RP Data Market Report Australia 2010
Tim Lawless is the National Research Director of www.rpdata.com and is one of the most quoted commentators on the property market today. Tim is regularly called upon for his market knowledge of the Australian property market to advise major clients across property, banking and finance organisations.
Looking forward, the key indicators for the remainder of 2010 show that the property market is looking reasonably healthy:
- Mortgage interest rates look like they should remain stable at the decade average for the remainder of the year with the ASX Cash Rate Futures suggesting a fairly flat interest rate environment to the end of 2011.
- Unemployment has well and truly peaked much lower and earlier than officially forecast with a current unemployment rate of 5.2%.
- Population growth remains very strong with more than 430,000 new Australians recorded over the year to December 2009.
- Housing supply remains well below what is required. The latest estimate from the National Housing Supply Council suggests an undersupply of more than 178,000 dwellings. Building approvals for new dwellings have shown some recent improvements, however new approval levels remain well below what is required.
Balancing the positive factors outlined above is the fact that consumer confidence is deteriorating due to the increased level of uncertainty surrounding global financial markets and the higher interest rate environment compared with last year. The combined effects of the positive and negative influences are likely to result in a modest growth environment for Australian housing over the remainder of 2010.

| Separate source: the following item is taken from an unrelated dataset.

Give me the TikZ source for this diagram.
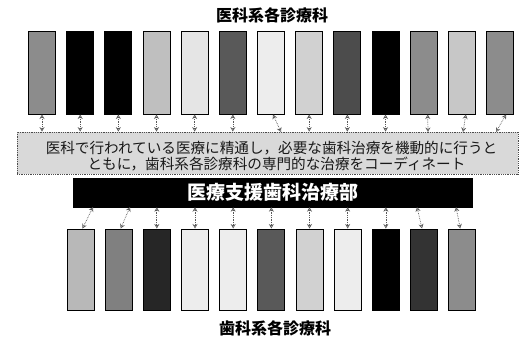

The market for investors is likely to remain attractive. With affordability constraints once again hitting the market we are likely to see more demand flow into rental accommodation.
Higher demand in rental markets together with vacancy rates remaining below 2% across most capitals should see rental rates improving over the coming year. The by product of higher rents and lower capital gains is likely to provide an improvement in rental yields for investors, and landlords will likely be looking to improve the rental return from their property upon lease expiry.
With the anticipation of less competition in the market during 2010 and the likelihood of improving yields, we expect investors to become more active and pick up some of the slack from the falling number of active first home buyers.